[Records from a dataset]
= = = =

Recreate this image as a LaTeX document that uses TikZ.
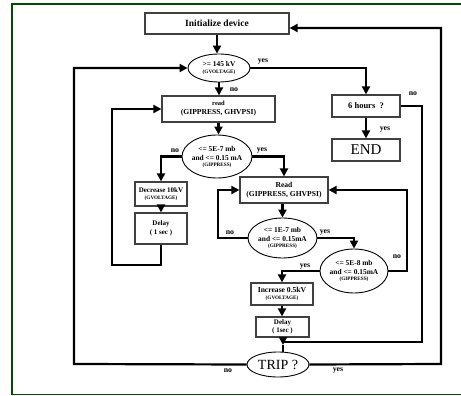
\documentclass[tikz,border=0pt]{standalone}
\usepackage{fontspec}
\setmainfont{Liberation Serif}
\usetikzlibrary{arrows.meta,shapes.geometric}
\newcommand{\tinyt}[1]{{\fontsize{5.2}{6}\selectfont #1}}
\begin{document}
\begin{tikzpicture}[x=1pt,y=-1pt,
  box/.style={draw=black!75,line width=1.2pt,rectangle,inner sep=0pt,align=center,
    font=\bfseries\fontsize{7.6}{9}\selectfont},
  oval/.style={draw,line width=0.9pt,ellipse,inner sep=0pt},
  txt/.style={inner sep=0pt,align=center,font=\bfseries\fontsize{7.4}{9}\selectfont},
  conn/.style={line width=2.2pt},
  arr/.style={conn,-{Triangle[length=8pt,width=8pt]}},
  lbl/.style={inner sep=0pt,font=\bfseries\fontsize{7.8}{8}\selectfont},
  frame/.style={draw=green!30!black,line width=1.6pt}]
\useasboundingbox (0,0) rectangle (461,396);
% frame
\draw[frame] (461,4) -- (12,4) -- (12,394.5) -- (461,394.5);
% nodes
\node[box,minimum width=144,minimum height=21,font=\bfseries\fontsize{9.5}{10}\selectfont] (init) at (217,23.5) {Initialize device};
\node[oval,minimum width=62,minimum height=28] (v145) at (219,68) {};
\node[txt] at (219,68) {>= 145 kV\\[-1.5pt]\tinyt{(GVOLTAGE)}};
\node[box,minimum width=113,minimum height=26] (read1) at (218.5,109) {{\fontsize{6.5}{7}\selectfont read}\\(GIPPRESS, GHVPSI)};
\node[box,minimum width=68,minimum height=22,font=\bfseries\fontsize{8.5}{9}\selectfont] (hours) at (366,106) {6 hours\ \ ?};
\node[box,minimum width=68,minimum height=22,font=\fontsize{15}{16}\selectfont] (endn) at (366,150) {END};
\node[oval,minimum width=70,minimum height=43] (p1) at (217,156.5) {};
\node[txt] at (217,157) {<= 5E-7 mb\\and <= 0.15 mA\\[-3pt]\tinyt{(GIPPRESS)}};
\node[box,minimum width=52,minimum height=24,font=\bfseries\fontsize{7}{8.5}\selectfont] (dec) at (161,194) {Decrease 10kV\\[-1pt]\tinyt{(GVOLTAGE)}};
\node[box,minimum width=52,minimum height=31,font=\bfseries\fontsize{7}{9.5}\selectfont] (delay1) at (161,228.5) {Delay\\( 1 sec )};
\node[box,minimum width=88,minimum height=26] (read2) at (284,190) {Read\\(GIPPRESS, GHVPSI)};
\node[oval,minimum width=69,minimum height=40] (p2) at (282.5,238) {};
\node[txt] at (282.5,238) {<= 1E-7 mb\\and <= 0.15mA\\[-3pt]\tinyt{(GIPPRESS)}};
\node[oval,minimum width=68,minimum height=44] (p3) at (354,271) {};
\node[txt] at (354,271) {<= 5E-8 mb\\and <= 0.15mA\\[-3pt]\tinyt{(GIPPRESS)}};
\node[box,minimum width=62,minimum height=22] (inc) at (282,294) {Increase 0.5kV\\[-1.5pt]\tinyt{(GVOLTAGE)}};
\node[box,minimum width=53,minimum height=20,font=\bfseries\fontsize{7}{8}\selectfont] (delay2) at (282.5,327) {Delay\\( 1sec )};
\node[oval,minimum width=62,minimum height=25,font=\fontsize{14}{15}\selectfont] (trip) at (278,364.5) {TRIP ?};
% corner coordinates
\coordinate (lA) at (112,265);
\coordinate (lB) at (218,238);
\coordinate (lC) at (407,271);
\coordinate (lD) at (74,364);
\coordinate (rA) at (422,342);
\coordinate (rB) at (441,364);
\coordinate (rC) at (441,28);
\coordinate (tA) at (283,345);
% connectors
\draw[arr] (init.south) -- (init.south |- v145.north);
\draw[arr] (v145.south) -- (v145.south |- read1.north);
\draw[arr] (v145.east) -| (hours.north);
\draw[arr] (hours.south) -- (endn.north);
\draw[conn] (hours.east) -| (rA) -- (rA -| tA);
\draw[arr] (read1.south) -- (read1.south |- p1.north);
\draw[arr] (p1.west) -| (dec.north);
\draw[arr] (p1.east) -| (read2.north);
\draw[arr] (dec.south) -- (delay1.north);
\draw[arr] (delay1.south) |- (lA) |- (read1.west);
\draw[arr] (read2.south -| p2.north) -- (p2.north);
\draw[arr] (p2.west) -- (lB) |- (read2.west);
\draw[arr] (p2.east) -| (p3.north);
\draw[arr] (p3.east) -- (lC) |- (read2.east);
\draw[arr] (p3.west) -| (inc.north);
\draw[arr] (inc.south) -- (inc.south |- delay2.north);
\draw[arr] (delay2.south -| tA) -- (tA);
\draw[conn] (tA) -- (tA |- trip.north);
\draw[arr] (trip.west) -- (lD) |- (v145.west);
\draw[arr] (trip.east) -- (rB) -- (rC) -- (rC -| init.east);
% labels
\node[lbl] at (263,62) {yes};
\node[lbl] at (234,90) {no};
\node[lbl] at (413,94) {no};
\node[lbl] at (385,130) {yes};
\node[lbl] at (175,151) {no};
\node[lbl] at (262,151) {yes};
\node[lbl] at (230,233) {no};
\node[lbl] at (325,233) {yes};
\node[lbl] at (397,257) {no};
\node[lbl] at (305,267) {yes};
\node[lbl] at (228,371) {no};
\node[lbl] at (338,371) {yes};
\end{tikzpicture}
\end{document}
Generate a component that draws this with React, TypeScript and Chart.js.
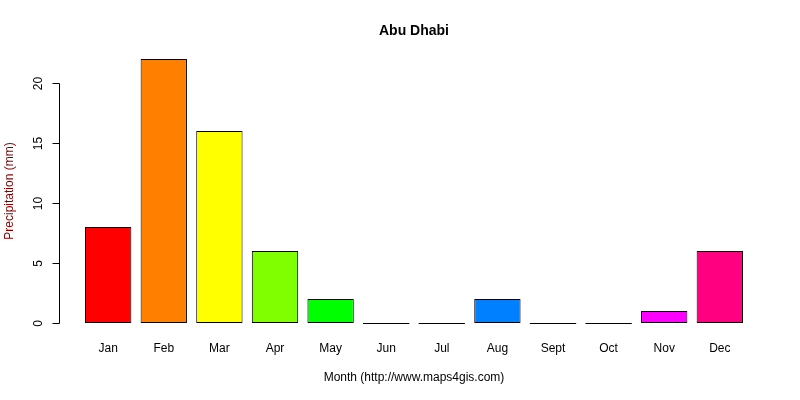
import { useEffect, useRef } from 'react'
import { Chart, registerables } from 'chart.js'

Chart.register(...registerables)

const months = ['Jan', 'Feb', 'Mar', 'Apr', 'May', 'Jun', 'Jul', 'Aug', 'Sept', 'Oct', 'Nov', 'Dec']
const precip = [8, 22, 16, 6, 2, 0, 0, 2, 0, 0, 1, 6]
const barColors = ['#FF0000', '#FF8000', '#FFFF00', '#80FF00', '#00FF00', '#00FF80', '#00FFFF', '#0080FF', '#0000FF', '#8000FF', '#FF00FF', '#FF0080']
const yTicks = [0, 5, 10, 15, 20]

// R barplot layout: bars of width 1 with 0.2 space, axes extended by 4%
const centers = months.map((_, i) => 0.7 + 1.2 * i)
const xLo = 0.2, xHi = 1.2 * months.length
const xPad = (xHi - xLo) * 0.04
const yMax = Math.max(...precip)
const yPad = yMax * 0.04

const FONT = '"Liberation Sans", Arial, sans-serif'

const rAxes = {
  id: 'rAxes',
  afterDatasetsDraw(chart: Chart) {
    const { ctx, chartArea } = chart
    const y = chart.scales.y
    const x = chart.scales.x
    ctx.save()
    // zero-height bars show as a flat outline
    const meta = chart.getDatasetMeta(0)
    ctx.strokeStyle = '#000'
    ctx.lineWidth = 1
    meta.data.forEach((el: any, i) => {
      if (precip[i] !== 0) return
      const p = el.getProps(['x', 'width', 'base'], true)
      const yy = Math.round(p.base) + 0.5
      ctx.beginPath()
      ctx.moveTo(p.x - p.width / 2, yy)
      ctx.lineTo(p.x + p.width / 2, yy)
      ctx.stroke()
    })
    // y axis
    const ax = Math.round(chartArea.left) + 0.5
    ctx.beginPath()
    ctx.moveTo(ax, Math.round(y.getPixelForValue(yTicks[0])) + 0.5)
    ctx.lineTo(ax, Math.round(y.getPixelForValue(yTicks[yTicks.length - 1])) + 0.5)
    ctx.stroke()
    ctx.font = `12px ${FONT}`
    ctx.fillStyle = '#000'
    ctx.textAlign = 'center'
    ctx.textBaseline = 'middle'
    yTicks.forEach(t => {
      const py = Math.round(y.getPixelForValue(t)) + 0.5
      ctx.beginPath()
      ctx.moveTo(ax, py)
      ctx.lineTo(ax - 7, py)
      ctx.stroke()
      ctx.save()
      ctx.translate(ax - 21, py)
      ctx.rotate(-Math.PI / 2)
      ctx.fillText(String(t), 0, 0)
      ctx.restore()
    })
    // month labels under the bars
    months.forEach((m, i) => ctx.fillText(m, x.getPixelForValue(centers[i]), 349))
    // axis titles and main title
    const midY = (chartArea.top + chartArea.bottom) / 2
    const midX = (chartArea.left + chartArea.right) / 2
    ctx.save()
    ctx.translate(10, midY)
    ctx.rotate(-Math.PI / 2)
    ctx.fillStyle = '#800000'
    ctx.fillText('Precipitation (mm)', 0, 0)
    ctx.restore()
    ctx.fillStyle = '#000'
    ctx.fillText('Month (http://www.maps4gis.com)', midX, 378)
    ctx.font = `bold 14px ${FONT}`
    ctx.fillText('Abu Dhabi', midX, 31)
    ctx.restore()
  },
}

export default function App() {
  const ref = useRef<HTMLCanvasElement>(null)
  const inst = useRef<Chart | null>(null)

  useEffect(() => {
    if (!ref.current) return
    if (inst.current) inst.current.destroy()
    inst.current = new Chart(ref.current, {
      type: 'bar',
      data: {
        datasets: [{
          data: precip.map((v, i) => ({ x: centers[i], y: v })),
          backgroundColor: barColors,
          borderColor: '#000',
          borderWidth: 1,
          borderSkipped: false,
          barPercentage: 1,
          categoryPercentage: 1 / 1.2,
        }],
      },
      options: {
        responsive: false,
        animation: false,
        events: [],
        layout: { padding: { left: 58.7, right: 30.7, top: 48.4, bottom: 66.4 } },
        plugins: { legend: { display: false }, tooltip: { enabled: false }, title: { display: false } },
        scales: {
          x: { type: 'linear', display: false, offset: false, bounds: 'data', min: xLo - xPad, max: xHi + xPad },
          y: { display: false, bounds: 'data', min: -yPad, max: yMax + yPad },
        },
      },
      plugins: [rAxes],
    })
    return () => inst.current?.destroy()
  }, [])

  return (
    <div style={{ position: 'absolute', left: 0, top: 0, width: 800, height: 400, background: '#fff' }}>
      <canvas ref={ref} width={800} height={400} style={{ display: 'block' }} />
    </div>
  )
}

= = = =

Copy, exactly as they stand, the lines from the one that holds "Generate a component" to the one that holds "Chart.register(...registerables)", both included, and drop every picture.

Generate a component that draws this with React, TypeScript and Chart.js.
import { useEffect, useRef } from 'react'
import { Chart, registerables } from 'chart.js'

Chart.register(...registerables)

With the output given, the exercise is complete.